Un autre ensemble d’exposés a concerné l’intervention de ces professionnelles dans l’urbanisme et la conception du paysage, en plein essor dans l’après-guerre. Trois paysagistes font, en France, figures de pionnières : Ingrid Bourne (née en 1933) pour son interrogation sur l’enseignement de cette discipline, Isabelle Auricoste (née en 1941) pour son engagement politique et Marguerite Mercier (née en 1946) pour son activité de conseil auprès d’organismes de planification18. On constate, là encore, qu’elles exercent leur métier de façon inhabituelle ce qui a probablement contribué à occulter leurs activités, comme on le relève aussi pour Jacqueline Tyrwhitt (1905-1983) récemment redécouverte19. Née en Centrafrique, cette dernière s’est intéressée à l’urbanisme qu’elle a pratiqué de façon interdisciplinaire, collaborant successivement avec la géographe Eva Germaine Rimington Taylor (1879-1966), la sociologue Ruth Glass (1912-1990) et l’économiste Barbara Ward (1914-1981)20. Elle a également joué un rôle au sein des Congrès internationaux d’architecture moderne (CIAM) qui, fondés en 1928 pour diffuser de nouvelles doctrines, n’accueillirent que tardivement des femmes, même s’ils devaient leur naissance à la générosité d’une mécène, Hélène de Mandrot (1867-1948). Néanmoins, une relecture de ces congrès, tentée en conclusion, a levé le voile sur une vingtaine d’entre elles qui y ont participé, appelant à reconsidérer ces manifestations à la lumière du rôle qu’elles y ont tenu21.

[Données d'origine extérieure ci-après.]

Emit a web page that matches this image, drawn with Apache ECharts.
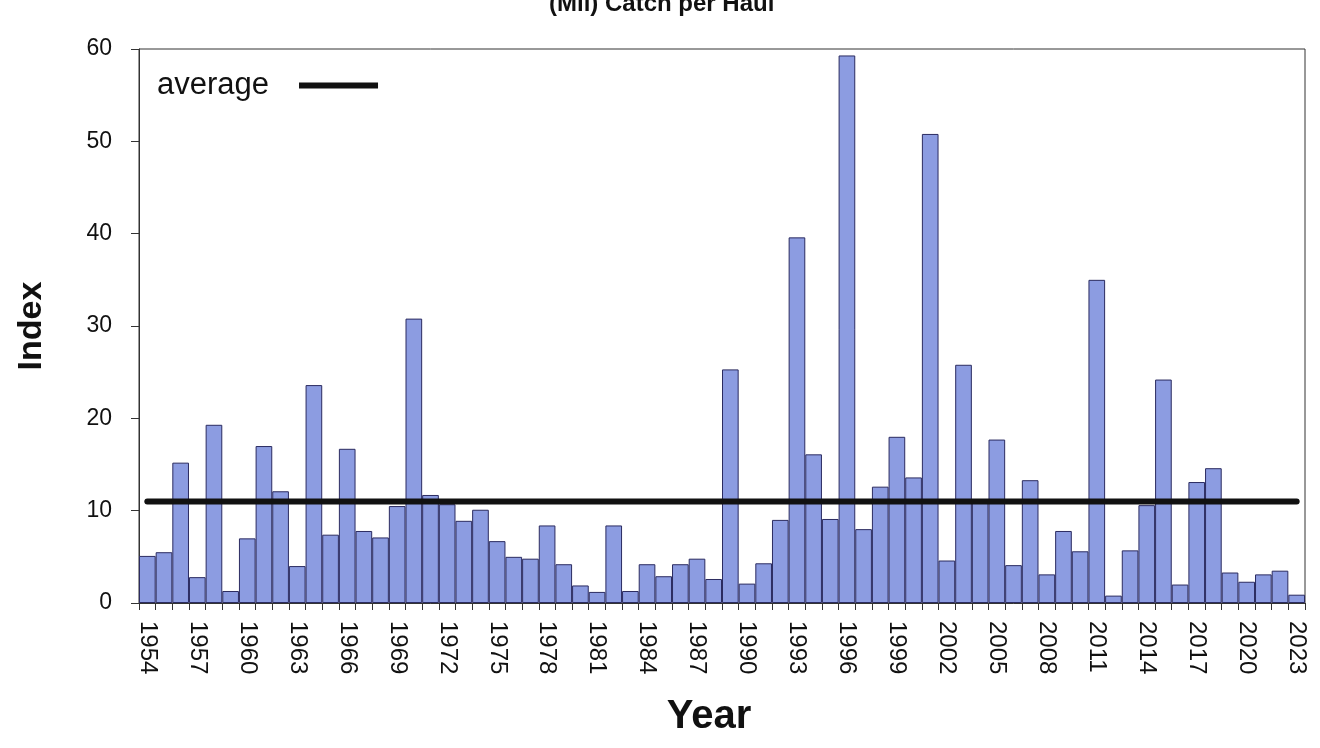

Si l’histoire de l’architecture est celle des œuvres construites, les femmes, on le voit, sont faciles à ignorer. On n’aura découvert, lors de cette journée, aucun portrait d’architecte au féminin, à la tête d’une agence prolixe, même si, au terme d’un siècle d’évolution, elles sont plusieurs aujourd’hui à exercer ainsi leur métier. Mais si l’histoire de l’architecture a pour objectif d’interroger et de comprendre les processus par lesquels adviennent les œuvres, la présence des femmes est incontestable. Ainsi, l’analyse de leur contribution à la création du paysage, de la ville et de l’architecture suscite-t-elle une réflexion épistémologique sur l’histoire de l’architecture qui pourrait contribuer à en renouveler les approches.